After they were belted in, Laurel mock-slapped the side of her head and said, “I think I forgot to turn off the sprinkler last night.”
“I’ll check it!” cried Grant, unbuckling his seat belt.
“No, I’ll get it,” Laurel said firmly, and quickly got out of the car.
She hit the button on the wall and ducked under the rising garage door as soon as it was four feet off the concrete, then trotted around to the back of the house. She would retrieve the Walgreens bag, crush it into a ball, then slip it into her trunk and dispose of it sometime during the school day, at a gas station or convenience store. (She’d done the same with a valentine card and roses and a few actual letters during the past year.) She was making for a gap in the shrubbery when a woman’s voice called out, “Laurel? Over here!”
Laurel froze and looked toward the sound. Just twenty-five yards away, almost obscured by some boxwoods, knelt a woman wearing a straw hat and bright yellow gloves. Bonnie Elfman was about seventy, but she moved like a woman of forty, and for some reason she had chosen this morning to beautify the western boundary of her considerable property.

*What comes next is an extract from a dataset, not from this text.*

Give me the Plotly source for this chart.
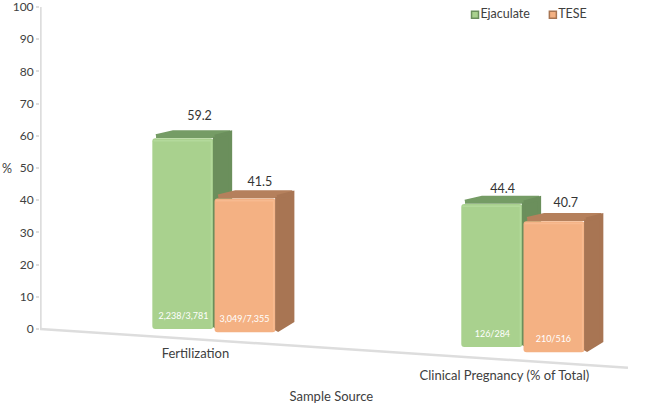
import plotly.graph_objects as go

categories = ["Fertilization", "Clinical Pregnancy (% of Total)"]
ejaculate = [59.2, 44.4]
tese = [41.5, 40.7]
ejaculate_counts = ["2,238/3,781", "126/284"]
tese_counts = ["3,049/7,355", "210/516"]
y_ticks = [0, 10, 20, 30, 40, 50, 60, 70, 80, 90, 100]
floor_x = [-0.563, 1.34]
floor_y = [0, -12.0]
ejaculate_floor = [0.0, -5.6]
tese_floor = [-1.0, -7.2]

PX_X = 309.0
PX_Y = 3.22
BAR_W = 61 / PX_X
DX = 19 / PX_X
DY = 8.5 / PX_Y
FONT = "Lato"
TXT = "#404040"

fig = go.Figure()


def poly(xs, ys, color, xa, ya):
    fig.add_trace(go.Scatter(x=xs + xs[:1], y=ys + ys[:1], mode="lines", fill="toself", fillcolor=color,
                             line=dict(color=color, width=4, shape="linear"),
                             hoverinfo="skip", showlegend=False, xaxis=xa, yaxis=ya))


def line(xs, ys, color, width, xa, ya):
    fig.add_trace(go.Scatter(x=xs, y=ys, mode="lines", line=dict(color=color, width=width),
                             hoverinfo="skip", showlegend=False, xaxis=xa, yaxis=ya))


def series(name, vals, floors, sign, face, side, top, bevel, xa, ya):
    centers = [i + sign * (BAR_W / 2 + 0.002) for i in range(len(vals))]
    for c, v, f in zip(centers, vals, floors):
        l, r = c - BAR_W / 2, c + BAR_W / 2
        t = f + v
        poly([l + 0.012, r - 0.004, r + DX - 0.007, l + DX + 0.006],
             [t + 0.7, t + 0.7, t + DY - 0.7, t + DY - 0.7], top, xa, ya)
        poly([r + 0.005, r + DX - 0.007, r + DX - 0.007, r + 0.005],
             [t + 0.5, t + DY - 0.9, f + DY * 1.15 + 0.5, f + 0.6], side, xa, ya)
    fig.add_trace(go.Bar(x=centers, y=vals, base=floors, width=BAR_W, name=name,
                         marker=dict(color=face, line=dict(width=0)),
                         hoverinfo="skip", showlegend=False, xaxis=xa, yaxis=ya))
    for c, v, f in zip(centers, vals, floors):
        l, r = c - BAR_W / 2, c + BAR_W / 2
        t = f + v
        line([l + 0.004, r - 0.006, r - 0.006], [t - 0.7, t - 0.7, f + 0.5], bevel, 1.5, xa, ya)


series("Ejaculate", ejaculate, ejaculate_floor, -1, "#A9D18E", "#6B8F5C", "#759C65", "#B3D99B", "x", "y")
series("TESE", tese, tese_floor, 1, "#F4B183", "#A87553", "#B5805C", "#F7BA90", "x2", "y2")

# axis lines drawn in data space
line([-0.5615, -0.5615], [0, 100], "#DDDDDD", 2.5, "x", "y")
line(floor_x, floor_y, "#DDDDDD", 2.5, "x", "y")


def labels(xs, ys, texts, size, color):
    fig.add_trace(go.Scatter(x=xs, y=ys, mode="text", text=texts, textposition="middle center",
                             textfont=dict(family=FONT, size=size, color=color),
                             hoverinfo="skip", showlegend=False, xaxis="x2", yaxis="y2"))


for sign, vals, floors, counts, lift, shift in [
        (-1, ejaculate, ejaculate_floor, ejaculate_counts, (6.6, 4.5), (0.052, 0.033)),
        (1, tese, tese_floor, tese_counts, (5.0, 5.4), (0.05, 0.04))]:
    xs = [i + sign * BAR_W / 2 for i in range(2)]
    labels([x + s for x, s in zip(xs, shift)], [f + v + d for v, f, d in zip(vals, floors, lift)],
           [f"{v:.1f}" for v in vals], 12.5, "#333333")
    labels(xs, [f + 3.9 for f in floors], counts, 9, "#FFFFFF")

labels([-0.06, 0.94], [-7.9, -14.9], categories, 13, TXT)
labels([0.38], [-21.5], ["Sample Source"], 13, TXT)

# legend keys and texts
for name, kx, face, edge in [("Ejaculate", 0.845, "#A9D18E", "#6B8F5C"), ("TESE", 1.097, "#F4B183", "#A87553")]:
    fig.add_trace(go.Scatter(x=[kx], y=[97.6], mode="markers+text", text=[name], textposition="middle right",
                             marker=dict(symbol="square", size=7, color=face, line=dict(color=edge, width=1.5)),
                             textfont=dict(family=FONT, size=12.5, color=TXT), name=name,
                             hoverinfo="skip", showlegend=False, xaxis="x2", yaxis="y2"))

XR = [-0.563, 1.379]
YR = [-24.53, 102.17]
fig.update_layout(
    width=661, height=408, autosize=False,
    margin=dict(l=40, r=21, t=0, b=0),
    paper_bgcolor="white", plot_bgcolor="white",
    barmode="overlay", showlegend=False, barcornerradius=3,
    xaxis=dict(range=XR, visible=False, fixedrange=True),
    xaxis2=dict(range=XR, visible=False, overlaying="x", fixedrange=True),
    yaxis=dict(range=YR, tickmode="array", tickvals=y_ticks, ticktext=[str(t) for t in y_ticks],
               showgrid=False, zeroline=False, showline=False, ticks="outside", ticklen=3,
               tickcolor="#DDDDDD", tickwidth=1.5, automargin=False, ticklabeloverflow="allow",
               tickfont=dict(family=FONT, size=12, color=TXT), fixedrange=True),
    yaxis2=dict(range=YR, visible=False, overlaying="y", fixedrange=True),
    annotations=[dict(text="%", xref="paper", yref="y", x=-0.055, y=50, xanchor="center",
                      yanchor="middle", showarrow=False, font=dict(family=FONT, size=12.5, color=TXT))],
)
for tr in fig.data:
    tr.update(cliponaxis=False)

fig.write_html("out.html", config=dict(displayModeBar=False),
               post_script="document.body.style.margin='0';")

“I’m just adding some nasturtiums to this bed!” Bonnie called. “What’re you up to?”
Retrieving a positive pregnancy test so my husband won’t find it. “I thought I left the sprinkler on,” she called back.
“That’ll sure kill your water bill,” Bonnie said, standing and walking toward Laurel.
Laurel felt a flutter of panic. To compound her troubles, Christy came tearing around the corner of the house, desperate for someone to play with her. If Laurel picked up the bag from behind the shrubs, the corgi might just leap up and rip it out of her hands. She gazed along her own line of shrubs with exaggerated concern, then waved broadly to Mrs. Elfman. “I guess I got it after all! I’ve got to run, Bonnie. The kids are waiting in the car.”
“I’ll find your sprinkler and make sure,” Bonnie promised.
Laurel’s heart thumped like a bass drum. “Don’t trouble yourself! Really. I thought I’d left it out here, but I took it back to the storeroom. I remember now. Don’t you get too hot, either. It’s been really warm for April.”
“Don’t worry about that, it’s going to rain,” Bonnie said with the confidence of an oracle. “It’s going to cool off, too. By the time you get back from school, you’ll need a jacket.”
Laurel looked up at the sun, clear and bright in the sky. “If you say so. See you later.”
Bonnie looked miffed over Laurel’s escape. She would have much preferred to stand around gossiping for a half hour. Laurel knew from past experience that like most gossips, Bonnie Elfman was as quick to repeat stories about her as she was to confide in Laurel about others.
“Shit, shit, shit,” Laurel cursed, as she hurried back around to the garage. The Walgreens bag would have to wait until after school. Christy was trotting at her heels, so the dog was no problem. But Mrs. Elfman wasn’t going anywhere soon. Laurel prayed that the old busybody would stay on her own property until school was out.